パンチDEデートの桂三枝的には、エンパイア劇場と言うよりも…オリビア・コールマン劇場!(古すぎ)。特に、統合失調のよくないときの状態でスティーブンにまくし立て鬼気迫る様子は、ヤバいよヤバいよーと呟きたくなるほど圧倒的。プレミア上映のいきなり舞台挨拶でも、歯に口紅に付いてるとかの細かい演出がよかった。

日本だったら、こーゆー人は腫れ物に触る扱いをしそうだけど、職場のノッポ君にパンクな姉ちゃんはじめみんな優しくいい人たちで(元英国王除く)、ヒラリー復帰時のお祝いシーンには思わず泣けた。人間の脳はコマとコマの間の闇は認識できないというトビー・ジョーンズのセリフがすべてを物語っていて、終盤、映画館に勤めながら映画を観たことがなかったヒラリーがスクリーンの光を見つめるシーンでまた泣けた。

最近、立て続けに公開される「映画を描いた映画」はバビロンしか観ていないのだが、本作は色々な差別や抑圧を描きながら、暗闇に身を沈め映画を観ることがその救いとなっているという点で、チャゼることなく、とても上品かつ上質。

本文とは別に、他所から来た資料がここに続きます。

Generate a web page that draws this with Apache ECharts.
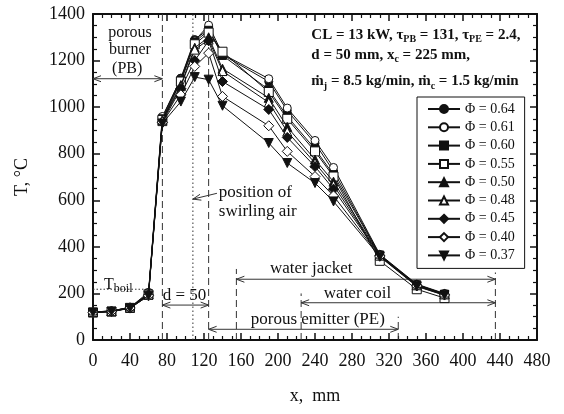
<!DOCTYPE html>
<html>
<head>
<meta charset="utf-8">
<script src="https://cdn.jsdelivr.net/npm/echarts@6/dist/echarts.min.js"></script>
<style>
  html, body { margin: 0; padding: 0; background: #fff; }
  #chart { width: 564px; height: 414px; }
</style>
</head>
<body>
<div id="chart"></div>
<script>
// Axial temperature profiles along the burner for several equivalence ratios
const positions = [0, 20, 40, 60, 75, 95, 110, 125, 140, 190, 210, 240, 260, 310, 350, 380];

const phi064 = [120, 125, 140, 200, 955, 1125, 1290, 1335, 1225, 1110, 985, 845, 725, 365, 238, 198];
const phi061 = [120, 125, 140, 205, 960, 1120, 1285, 1352, 1228, 1122, 996, 857, 741, 368, 240, 200];
const phi060 = [118, 122, 138, 198, 950, 1115, 1280, 1330, 1222, 1075, 960, 820, 710, 365, 237, 197];
const phi055 = [118, 122, 138, 195, 945, 1110, 1270, 1320, 1238, 1065, 950, 810, 702, 340, 218, 180];
const phi050 = [120, 124, 140, 195, 945, 1095, 1255, 1300, 1165, 1040, 915, 775, 680, 365, 236, 197];
const phi048 = [120, 124, 140, 195, 940, 1090, 1247, 1290, 1155, 1020, 895, 760, 665, 362, 235, 196];
const phi045 = [120, 123, 138, 193, 935, 1080, 1200, 1285, 1110, 990, 870, 745, 648, 362, 234, 195];
const phi040 = [118, 122, 137, 190, 935, 1053, 1175, 1232, 1046, 920, 810, 702, 619, 360, 232, 193];
const phi037 = [118, 122, 136, 190, 930, 1024, 1129, 1118, 1006, 846, 760, 674, 595, 358, 230, 192];

const seriesNames = ['Φ = 0.64', 'Φ = 0.61', 'Φ = 0.60', 'Φ = 0.55', 'Φ = 0.50',
                     'Φ = 0.48', 'Φ = 0.45', 'Φ = 0.40', 'Φ = 0.37'];
const seriesValues = [phi064, phi061, phi060, phi055, phi050, phi048, phi045, phi040, phi037];

// marker shape, filled or hollow, rotation
const markers = [
  { symbol: 'circle',   filled: true,  size: 8 },
  { symbol: 'circle',   filled: false, size: 8 },
  { symbol: 'rect',     filled: true,  size: 8 },
  { symbol: 'rect',     filled: false, size: 9 },
  { symbol: 'triangle', filled: true,  size: 9 },
  { symbol: 'triangle', filled: false, size: 9 },
  { symbol: 'diamond',  filled: true,  size: 10 },
  { symbol: 'diamond',  filled: false, size: 10 },
  { symbol: 'triangle', filled: true,  size: 9, rotate: 180 }
];

const xTicks = { min: 0, max: 480, step: 40 };
const yTicks = { min: 0, max: 1400, step: 200 };

const FONT = '"Liberation Serif", "Times New Roman", serif';
const INK = '#111';

const chart = echarts.init(document.getElementById('chart'), null, { renderer: 'canvas' });

const frameAxis = (extra) => Object.assign({
  type: 'value',
  axisLine: { show: true, onZero: false, lineStyle: { color: INK, width: 2 } },
  axisTick: { show: true, inside: true, length: 7, lineStyle: { color: INK, width: 1.5 } },
  minorTick: { show: true, splitNumber: 4, length: 4, lineStyle: { color: INK, width: 1.2 } },
  splitLine: { show: false },
  minorSplitLine: { show: false }
}, extra);

const series = seriesValues.map((vals, i) => {
  const m = markers[i];
  return {
    type: 'line',
    name: seriesNames[i],
    data: positions.map((x, k) => [x, vals[k]]),
    symbol: m.symbol,
    symbolSize: m.size,
    symbolRotate: m.rotate || 0,
    showAllSymbol: true,
    lineStyle: { color: INK, width: 1 },
    itemStyle: { color: m.filled ? INK : '#fff', borderColor: INK, borderWidth: 1 },
    emphasis: { disabled: true },
    z: 10 + i
  };
});

chart.setOption({
  animation: false,
  backgroundColor: '#fff',
  grid: { left: 93, right: 27, top: 14, bottom: 74 },
  xAxis: [
    frameAxis({
      min: xTicks.min, max: xTicks.max, interval: xTicks.step, position: 'bottom',
      axisLabel: { color: INK, fontFamily: FONT, fontSize: 18, margin: 12, formatter: v => String(v) },
      name: 'x,  mm', nameLocation: 'middle', nameGap: 47,
      nameTextStyle: { color: INK, fontFamily: FONT, fontSize: 18 }
    }),
    frameAxis({
      min: xTicks.min, max: xTicks.max, interval: xTicks.step, position: 'top',
      axisLabel: { show: false }
    })
  ],
  yAxis: [
    frameAxis({
      min: yTicks.min, max: yTicks.max, interval: yTicks.step, position: 'left',
      axisLabel: { color: INK, fontFamily: FONT, fontSize: 18, margin: 8, formatter: v => String(v) },
      name: 'T, °C', nameLocation: 'middle', nameGap: 62, nameRotate: 90,
      nameTextStyle: { color: INK, fontFamily: FONT, fontSize: 18 }
    }),
    frameAxis({
      min: yTicks.min, max: yTicks.max, interval: yTicks.step, position: 'right',
      axisLabel: { show: false }
    })
  ],
  legend: {
    orient: 'vertical',
    left: 417, top: 97,
    padding: [5, 10, 6, 10],
    itemWidth: 32, itemHeight: 10, itemGap: 4.3,
    backgroundColor: '#fff',
    borderColor: INK, borderWidth: 1, borderRadius: 0,
    textStyle: { color: INK, fontFamily: FONT, fontSize: 14, lineHeight: 14 },
    data: seriesNames,
    selectedMode: false
  },
  series: series
});

// ---- annotations in data space ----
const guideLines = [
  { x: 75,  y0: 0, y1: 1400, dash: [7, 4] },
  { x: 125, y0: 0, y1: 1400, dash: [7, 4] },
  { x: 108, y0: 0, y1: 1400, dash: [1.5, 2.5] },
  { x: 155, y0: 0, y1: 305,  dash: [7, 4] },
  { x: 225, y0: 0, y1: 200,  dash: [7, 4] },
  { x: 330, y0: 0, y1: 100,  dash: [7, 4] },
  { x: 435, y0: 0, y1: 290,  dash: [7, 4] }
];
const spans = [
  { x0: 0,   x1: 75,  y: 1122 },
  { x0: 75,  x1: 125, y: 150 },
  { x0: 155, x1: 435, y: 261 },
  { x0: 225, x1: 435, y: 160 },
  { x0: 125, x1: 330, y: 46 }
];
const boilLevel = { x0: 0, x1: 60, y: 218 };
const swirlPointer = { from: [134, 630], to: [108, 605] };

const labels = [
  { x: 40,  y: 1318, text: 'porous', size: 16 },
  { x: 40,  y: 1247, text: 'burner', size: 16 },
  { x: 37,  y: 1164, text: '(PB)', size: 16 },
  { x: 99,  y: 193,  text: 'd = 50', size: 17 },
  { x: 236, y: 308,  text: 'water jacket', size: 17 },
  { x: 286, y: 201,  text: 'water coil', size: 17 },
  { x: 243, y: 89,   text: 'porous emitter (PE)', size: 17 },
  { x: 136, y: 632,  text: 'position of', size: 17, align: 'left' },
  { x: 136, y: 550,  text: 'swirling air', size: 17, align: 'left' }
];

const px = (x, y) => chart.convertToPixel({ xAxisIndex: 0, yAxisIndex: 0 }, [x, y]);
const LINE_INK = '#333';
const graphics = [];

guideLines.forEach(g => {
  const a = px(g.x, g.y0), b = px(g.x, g.y1);
  graphics.push({
    type: 'line', silent: true, z: 5,
    shape: { x1: a[0], y1: a[1], x2: b[0], y2: b[1] },
    style: { stroke: LINE_INK, lineWidth: 1, lineDash: g.dash }
  });
});

function arrowHead(tip, dx, dy) {
  const len = Math.hypot(dx, dy), ux = dx / len, uy = dy / len;
  const L = 8, W = 3;
  return {
    type: 'polyline', silent: true, z: 6,
    shape: { points: [
      [tip[0] - ux * L - uy * W, tip[1] - uy * L + ux * W],
      tip,
      [tip[0] - ux * L + uy * W, tip[1] - uy * L - ux * W]
    ] },
    style: { stroke: LINE_INK, lineWidth: 1, fill: null }
  };
}

spans.forEach(s => {
  const a = px(s.x0, s.y), b = px(s.x1, s.y);
  graphics.push({
    type: 'line', silent: true, z: 6,
    shape: { x1: a[0], y1: a[1], x2: b[0], y2: b[1] },
    style: { stroke: LINE_INK, lineWidth: 1 }
  });
  graphics.push(arrowHead(a, a[0] - b[0], 0));
  graphics.push(arrowHead(b, b[0] - a[0], 0));
});

{
  const a = px(boilLevel.x0, boilLevel.y), b = px(boilLevel.x1, boilLevel.y);
  graphics.push({
    type: 'line', silent: true, z: 5,
    shape: { x1: a[0], y1: a[1], x2: b[0], y2: b[1] },
    style: { stroke: LINE_INK, lineWidth: 1, lineDash: [1.5, 2] }
  });
  const t = px(12, 236);
  graphics.push({
    type: 'text', silent: true, z: 7, x: t[0], y: t[1],
    style: {
      text: 'T{sub|boil}', fill: INK, font: '16px ' + FONT,
      align: 'left', verticalAlign: 'middle', lineHeight: 20,
      rich: { sub: { fill: INK, font: '12px ' + FONT, verticalAlign: 'bottom', lineHeight: 12 } }
    }
  });
}

{
  const a = px(swirlPointer.from[0], swirlPointer.from[1]);
  const b = px(swirlPointer.to[0], swirlPointer.to[1]);
  graphics.push({
    type: 'line', silent: true, z: 6,
    shape: { x1: a[0], y1: a[1], x2: b[0], y2: b[1] },
    style: { stroke: LINE_INK, lineWidth: 1 }
  });
  graphics.push(arrowHead(b, b[0] - a[0], b[1] - a[1]));
}

labels.forEach(l => {
  const p = px(l.x, l.y);
  graphics.push({
    type: 'text', silent: true, z: 7, x: p[0], y: p[1],
    style: {
      text: l.text, fill: INK, font: l.size + 'px ' + FONT,
      align: l.align || 'center', verticalAlign: 'middle'
    }
  });
});

// operating conditions block
const condLines = [
  { y: 1311, text: 'CL = 13 kW, τ{sub|PB} = 131, τ{sub|PE} = 2.4,' },
  { y: 1225, text: 'd = 50 mm, x{sub|c} = 225 mm,' },
  { y: 1110, text: 'ṁ{sub|j} = 8.5 kg/min, ṁ{sub|c} = 1.5 kg/min' }
];
condLines.forEach(c => {
  const p = px(236, c.y);
  graphics.push({
    type: 'text', silent: true, z: 7, x: p[0], y: p[1],
    style: {
      text: c.text, fill: INK, font: 'bold 15px ' + FONT,
      align: 'left', verticalAlign: 'middle', lineHeight: 20,
      rich: { sub: { fill: INK, font: 'bold 10px ' + FONT, verticalAlign: 'bottom', lineHeight: 10 } }
    }
  });
});

chart.setOption({ graphic: graphics });
</script>
</body>
</html>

作品の舞台は、スクリーン前にステージがあって両脇に彫像が立ち、絨毯が敷かれた大理石の階段を上がってホールへ向かう。まさしく劇場であり、シネコンばかりの現代日本にはこんな映画館はどこにもないだろうから、せめて丸ピカの2階席とかで観られたらより雰囲気が感じられたかも(しかし丸ピカで上映はなし)。

ジョンスペ
humさんのコメント
2023年3月3日

映画を観ることを勧めたスティーヴン、帰ろうとしてたのにこころよく観せたノーマン
ヒラリーにとってのエンパイア劇場はただの生活のための場ではなくなりましたね。
〝暗闇に身を沈め〟向かい合う(大共感フレーズ!)映画ファンとしては、ヒラリーと映画を介する彼らの温かい存在があったことに👏の気分でした。